Tribunal de Contas da União (TCU) apresentou na quarta-feira um
contundente relatório de avaliação acerca do trabalho do Ministério da Saúde no combate à pandemia de covid-19. Trata-se da mais
nítida radiografia já produzida até aqui acerca da irresponsabilidade do
governo federal na administração da crise. Conclui-se que o Ministério da Saúde empenhou-se mais em
livrar-se de suas obrigações do que em organizar o combate à pandemia, que
obviamente é sua atribuição precípua.
Quadro semelhante se observa na ação que o Ministério Público Federal (MPF) moveu, também na
quarta-feira, contra o ex-ministro da Saúde Eduardo Pazuello. Depois de uma investigação de três
meses, o MPF decidiu acusar o intendente e mais cinco dirigentes do Ministério
de improbidade administrativa por 'omissões sucessivas' e lentidão na tomada de
decisões, num cenário de recrudescimento da pandemia.
Recorde-se que Pazuello já é objeto de inquérito da Polícia Federal, que apura sua parcela
de responsabilidade, como ministro da Saúde, pela falta de cilindros de oxigênio para o tratamento de
doentes de covid-19 em Manaus, o que resultou em dezenas de mortes por asfixia.
E o intendente provavelmente será chamado a depor na recém-instalada Comissão Parlamentar de Inquérito que
investigará as ações e omissões do governo na pandemia.
Aos poucos, portanto, o governo do presidente Jair Bolsonaro começa a ser
finalmente pressionado a responder, nos âmbitos judicial e político, por seu
comportamento inconsequente, quando não delinquente, diante da pandemia. Os
mais de 360 mil mortos e o total descontrole do vírus, com efeitos dramáticos
sobre a economia, não são fruto do acaso.
'Envergonha-nos a gestão que o Ministério da Saúde vem realizando com relação a esse quadro tenebroso da
crise da covid-19', disse o ministro Bruno Dantas, do TCU,
durante a apresentação do relatório. Ele cobrou a responsabilização imediata
dos gestores do Ministério arrolados no processo, a começar por Pazuello, mas
sugeriu que a atribuição de culpa pode atingir o chefe do então
ministro: 'Até o rei pode ser responsabilizado'. Não seria absurdo, uma vez que
o intendente Pazuello - aquele que manifestou publicamente obediência total a
Bolsonaro - não agiria do modo infame como agiu se não contasse ao menos com o
aval do presidente, que desde sempre se comportou como se não tivesse nada a
ver com a crise.
O resultado de tamanha omissão foi detalhado pelo relator do processo, ministro Benjamin Zymler: 'A segunda onda (da
pandeTmia) era anunciada e exigia preparo, o que não aconteceu. À comunicação
não ocorreu. A testagem não ocorreu'. Também não ocorreram ações de estímulo ao
distanciamento social, ao mesmo tempo que o Ministério fez campanha para 'o uso
de medicamentos com eficiência duvidosa ', menosprezando seus efeitos adversos,
como destaca o Ministério Público em
sua ação.
O conjunto de investigações sobre a conduta do governo Bolsonaro ganha especial
importância no momento em que uma CPI se
dedicará ao assunto. O presidente demonstrou preocupação com o cerco, ao subir
o tom de suas ameaças contra outros Poderes.

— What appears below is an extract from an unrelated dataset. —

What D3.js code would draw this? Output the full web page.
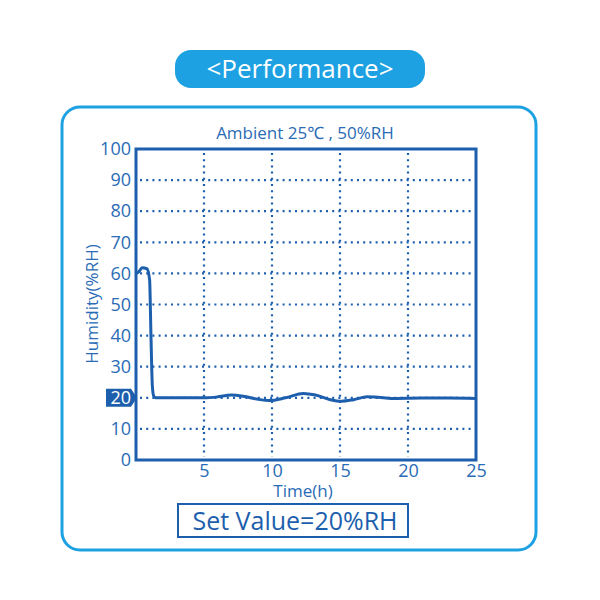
<!DOCTYPE html>
<html><head><meta charset="utf-8">
<script src="https://cdn.jsdelivr.net/npm/d3@7"></script>
<style>body{margin:0;background:#fff;}svg{display:block;font-family:"Open Sans","Noto Sans",sans-serif;}</style>
</head><body><svg id="c" width="600" height="600"></svg>
<script>
const pageTitle = "<Performance>";
const subTitle = "Ambient 25\u2103 , 50%RH";
const setValueLabel = "Set Value=20%RH";
const xLabel = "Time(h)";
const yLabel = "Humidity(%RH)";
const xTicks = [5, 10, 15, 20, 25];
const yTicks = [0, 10, 20, 30, 40, 50, 60, 70, 80, 90, 100];
const highlightTick = 20;
const timeH = [0, 0.2, 0.45, 0.8, 1.0, 1.1, 1.2, 1.3, 1.45, 3, 5, 6, 7, 8, 9, 9.8, 11, 12.3, 13.2, 14.3, 15.1, 16, 17, 18, 19, 21, 23, 25];
const humidity = [60, 60.5, 61.8, 61.5, 58, 40, 24, 20.6, 20, 20, 20, 20.3, 20.9, 20.4, 19.5, 19.1, 20, 21.4, 20.9, 19.4, 18.9, 19.4, 20.3, 20.1, 19.8, 19.9, 19.9, 19.8];

const svg = d3.select("#c");
const blue = "#1d5fad", light = "#1da1e2", textBlue = "#2a6bb5";

// outer frame
svg.append("rect").attr("x",62).attr("y",107).attr("width",474).attr("height",443)
  .attr("rx",18).attr("fill","#fff").attr("stroke",light).attr("stroke-width",3);
// title pill
svg.append("rect").attr("x",175).attr("y",50).attr("width",250).attr("height",38)
  .attr("rx",16).attr("fill",light);
svg.append("text").attr("x",300).attr("y",78).attr("text-anchor","middle")
  .attr("fill","#fff").attr("font-size",26).text(pageTitle);
svg.append("text").attr("x",305).attr("y",139).attr("text-anchor","middle")
  .attr("fill",textBlue).attr("font-size",17).text(subTitle);

const x = d3.scaleLinear().domain([0,25]).range([136,476]);
const y = d3.scaleLinear().domain([0,100]).range([460,149]);

// grid
const g = svg.append("g");
g.selectAll(".hg").data(yTicks.filter(d=>d>0&&d<100)).join("line")
  .attr("x1",x(0)+4).attr("x2",x(25)-3).attr("y1",d=>y(d)).attr("y2",d=>y(d))
  .attr("stroke",blue).attr("stroke-width",2.2).attr("stroke-dasharray","2 4.2");
g.selectAll(".vg").data(xTicks.filter(d=>d<25)).join("line")
  .attr("y1",y(100)+4).attr("y2",y(0)-3).attr("x1",d=>x(d)).attr("x2",d=>x(d))
  .attr("stroke",blue).attr("stroke-width",2.2).attr("stroke-dasharray","2 4.2");

// data line
const line = d3.line().x((d,i)=>x(timeH[i])).y(d=>y(d)).curve(d3.curveMonotoneX);
svg.append("path").datum(humidity).attr("d",line).attr("fill","none")
  .attr("stroke",blue).attr("stroke-width",3);

// frame axes
svg.append("rect").attr("x",x(0)).attr("y",y(100)).attr("width",x(25)-x(0)).attr("height",y(0)-y(100))
  .attr("fill","none").attr("stroke",blue).attr("stroke-width",3);

// y axis
const ya = svg.append("g").attr("transform",`translate(${x(0)-2},0)`)
  .call(d3.axisLeft(y).tickValues(yTicks).tickSize(0).tickPadding(3));
ya.select(".domain").remove();
ya.selectAll("text").attr("fill",d=>d===highlightTick?"#fff":textBlue).attr("font-size",18)
  .attr("font-family","'Open Sans',sans-serif");
const hy = y(highlightTick);
svg.insert("path", () => ya.node()).attr("d",`M106,${hy-9} L131,${hy-9} L137,${hy} L131,${hy+9} L106,${hy+9} Z`)
  .attr("fill",blue);

// x axis
const xa = svg.append("g").attr("transform",`translate(0,${y(0)+2})`)
  .call(d3.axisBottom(x).tickValues(xTicks).tickSize(0).tickPadding(2));
xa.select(".domain").remove();
xa.selectAll("text").attr("fill",textBlue).attr("font-size",18).attr("font-family","'Open Sans',sans-serif");

svg.append("text").attr("x",303).attr("y",497).attr("text-anchor","middle")
  .attr("fill",textBlue).attr("font-size",17).text(xLabel);
svg.append("text").attr("transform","translate(98,304) rotate(-90)").attr("text-anchor","middle")
  .attr("fill",textBlue).attr("font-size",17).text(yLabel);

// set value box
svg.append("rect").attr("x",178).attr("y",504).attr("width",230).attr("height",33)
  .attr("fill","#fff").attr("stroke",blue).attr("stroke-width",2);
svg.append("text").attr("x",295).attr("y",530).attr("text-anchor","middle")
  .attr("fill",blue).attr("font-size",25).text(setValueLabel);
</script></body></html>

Fora a gritaria, Bolsonaro provavelmente conta com a proteção do Centrão, mas
deveria saber que essa proteção não é garantida, pois, à medida que a crise se
amplia e o cerco se fecha, o preço do apoio do Centrão sobe. Bolsonaro pode se
tornar politicamente insolvente se resolver contrariar os senhores de seu
governo e, por receio de cometer crime de responsabilidade, vetar o Orçamento
maquiado para acomodar emendas parlamentares. Conforme noticiou o Estado, o
presidente da Câmara, Arthur Lira, prócer do Centrão, avisou Bolsonaro que, se
houver veto, o governo não aprovará mais nada no Congresso. Ou seja,
anuncia-se, com todas as letras, que após o tombo virá o coice.
Assim, mesmo tendo se empenhado nos últimos tempos em construir uma rede de
apoio no Supremo, no Congresso e nos órgãos de fiscalização e controle, o presidente enfrenta o desgaste de
quem decidiu abrir várias frentes simultâneas de guerra. A única guerra que ele
deliberadamente decidiu não lutar é contra o vírus - mas o País começa a se
mobilizar para responsabilizá-lo por sua deserção.